At a press conference held at the Morgan Library in New York City, Amazon announced a new version of its Kindle electronic reading device. While the new device offers important improvements over the original Kindle, it is most significant as a sign of Amazon's ambitions to dominate the transition from printed books to electronic ones.
The Kindle 2's biggest new feature is text to speech, powered by software from Nuance. The device can read a book aloud to a user, and is designed to make it easy to switch between reading and listening. At Monday's launch event, Jeff Bezos, the founder and CEO of Amazon, demonstrated this technology by having the Kindle read from the Gettysburg Address. The device betrayed the stilted speech that is characteristic of most text-to-speech software, but nonetheless pronounced the words clearly and accurately.

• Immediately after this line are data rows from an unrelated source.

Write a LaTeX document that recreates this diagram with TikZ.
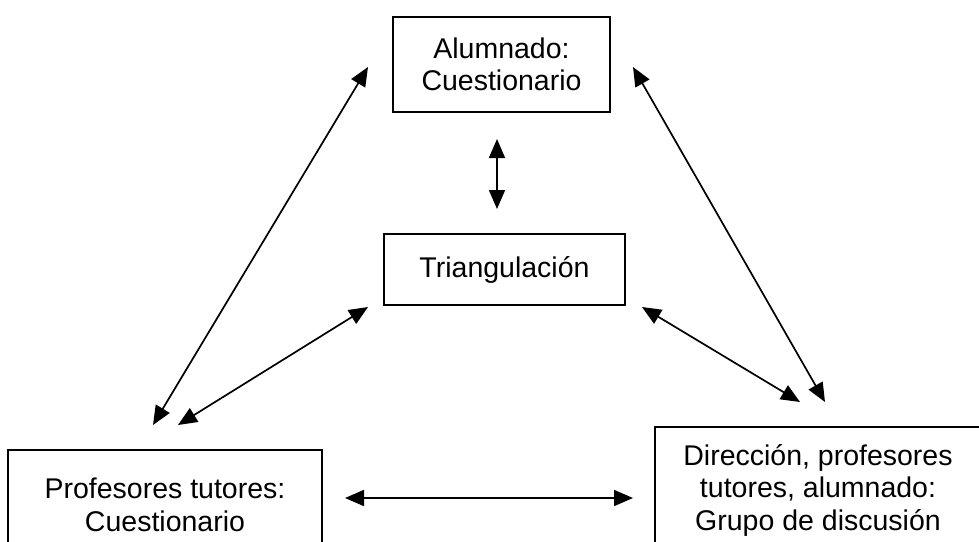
\documentclass[tikz,border=0pt]{standalone}
\usepackage{fontspec}
\setmainfont{Liberation Sans}
\usetikzlibrary{arrows.meta}
\begin{document}
\begin{tikzpicture}[x=1pt,y=-1pt,
  box/.style={draw, line width=1.8pt, align=center, inner sep=0pt,
    font=\fontsize{28.5}{32.5}\selectfont},
  link/.style={line width=1.7pt,
    {Triangle[length=19pt,width=16pt]}-{Triangle[length=19pt,width=16pt]}}]
\useasboundingbox (0,0) rectangle (979,541);
\clip (0,0) rectangle (979,541);
% boxes
\node[box, minimum width=217pt, minimum height=95pt] (alu) at (501.5,64.5) {Alumnado:\\Cuestionario};
\node[box, minimum width=241pt, minimum height=71pt] (tri) at (504.5,269.5) {Triangulación};
\node[box, minimum width=314pt, minimum height=110pt] (prof) at (165,505) {Profesores tutores:\\Cuestionario};
\node[box, minimum width=326pt, minimum height=126pt] (dir) at (818,490) {Dirección, profesores\\tutores, alumnado:\\Grupo de discusión};
% connector ends
\coordinate (aluS) at (497,139);
\coordinate (triN) at (497,209);
\coordinate (aluW) at (368,67);
\coordinate (profNa) at (153,425);
\coordinate (aluE) at (633,67);
\coordinate (dirNa) at (825,402);
\coordinate (triSW) at (368,307);
\coordinate (profNb) at (178,425);
\coordinate (triSE) at (642,307);
\coordinate (dirNb) at (800,402);
\coordinate (profE) at (345,498);
\coordinate (dirW) at (633,498);
% connectors
\draw[link] (aluS) -- (triN);
\draw[link] (aluW) -- (profNa);
\draw[link] (aluE) -- (dirNa);
\draw[link] (triSW) -- (profNb);
\draw[link] (triSE) -- (dirNb);
\draw[link] (profE) -- (dirW);
\end{tikzpicture}
\end{document}
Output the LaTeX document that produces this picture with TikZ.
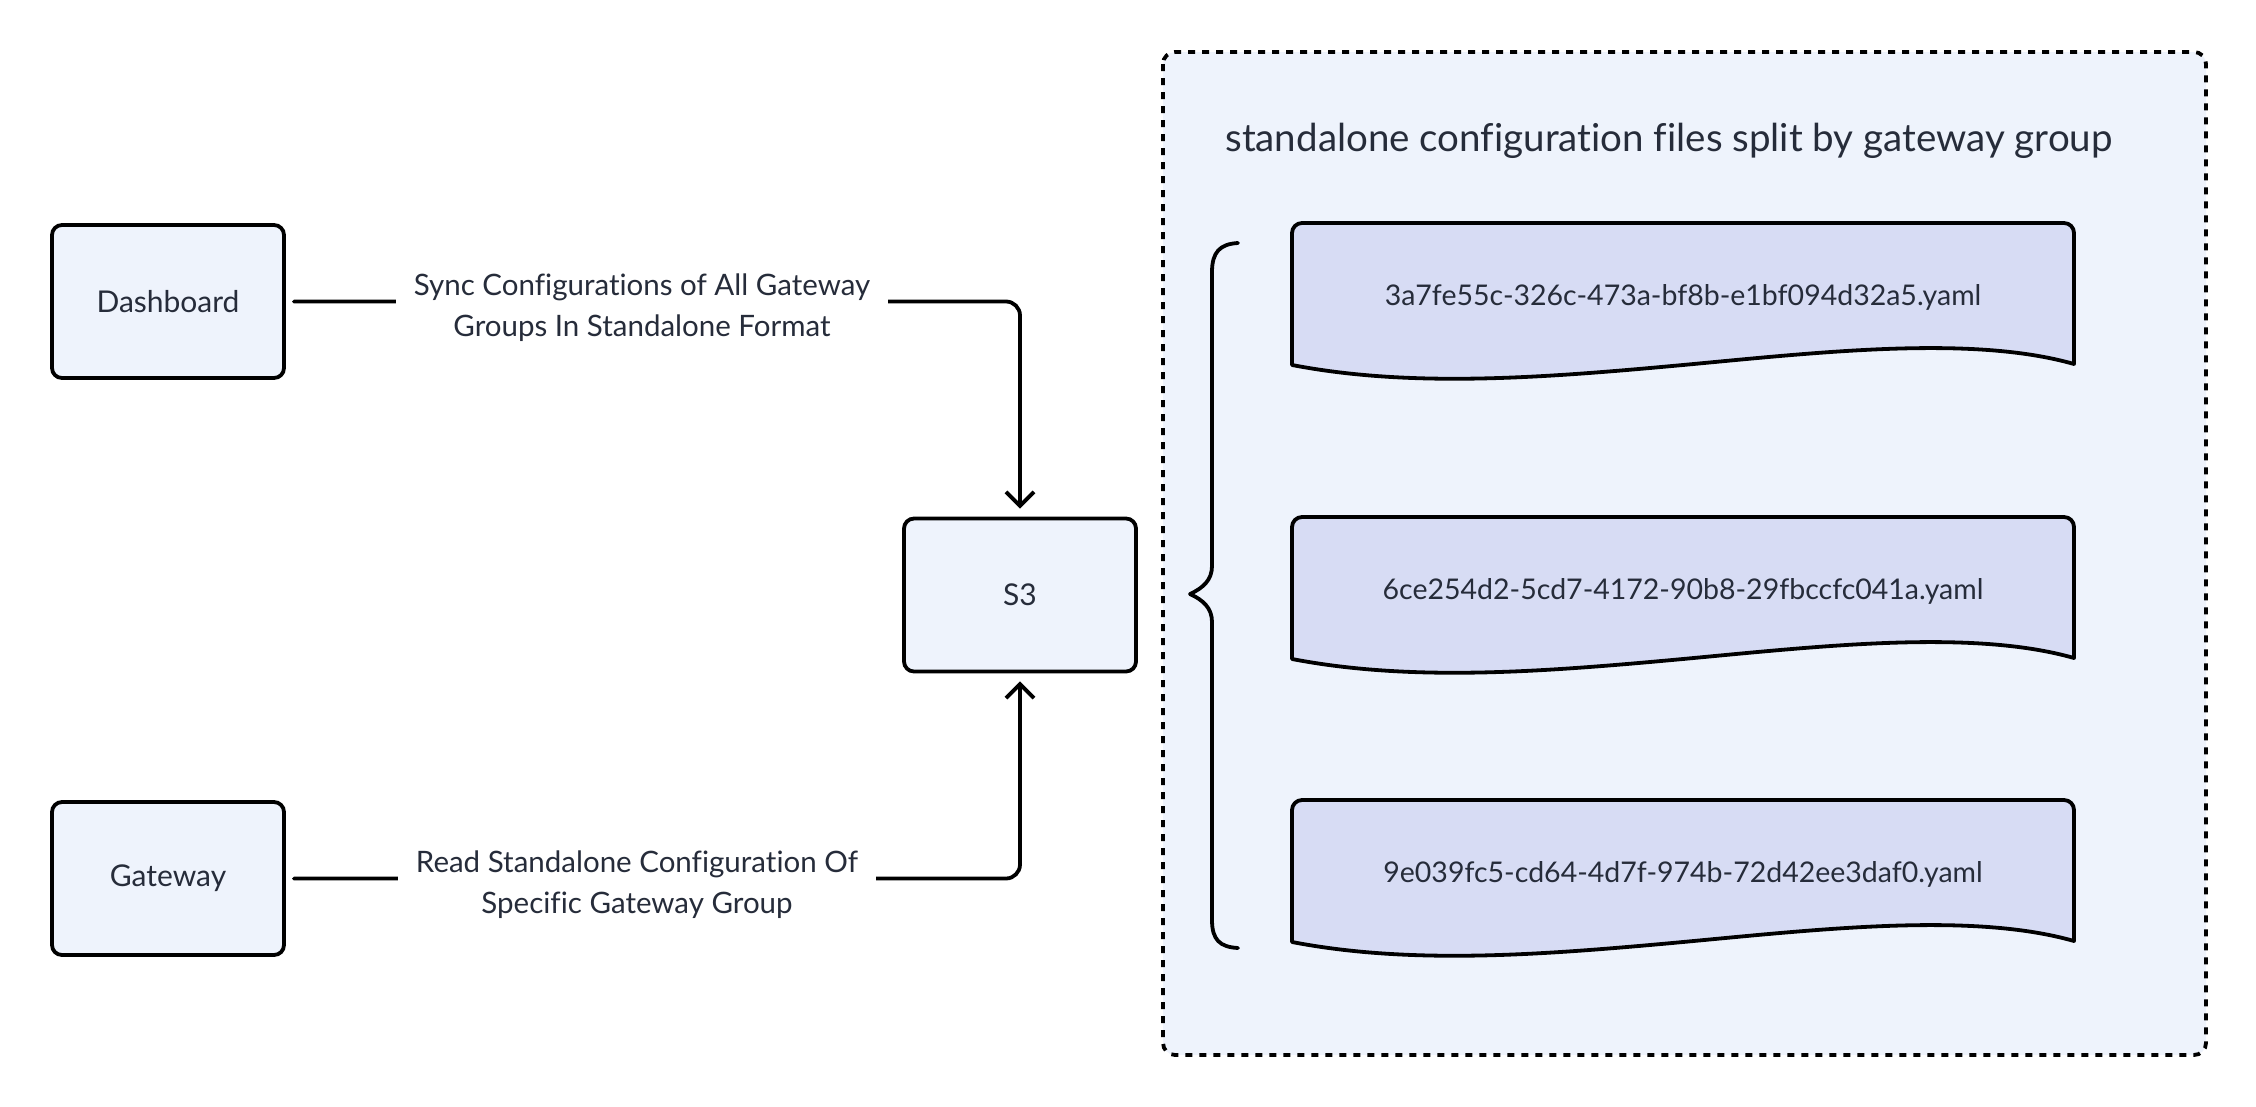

Most of the other changes to the Kindle are improvements designed to further its ability to "disappear" while the user is reading, as Bezos put it. At just under a centimeter thick, the device is smaller; is, at 300 grams, slightly lighter than the previous version; and turns pages 20 percent faster, Bezos said. The e-ink technology powering its screen is also a newer generation, displaying sixteen shades of gray rather than four. And the Kindle 2 has enough storage space for 1,500 books instead of just a few hundred. The Kindle 2 will sell for $359 and, as with the first Kindle, will come with free wireless access to Amazon's store.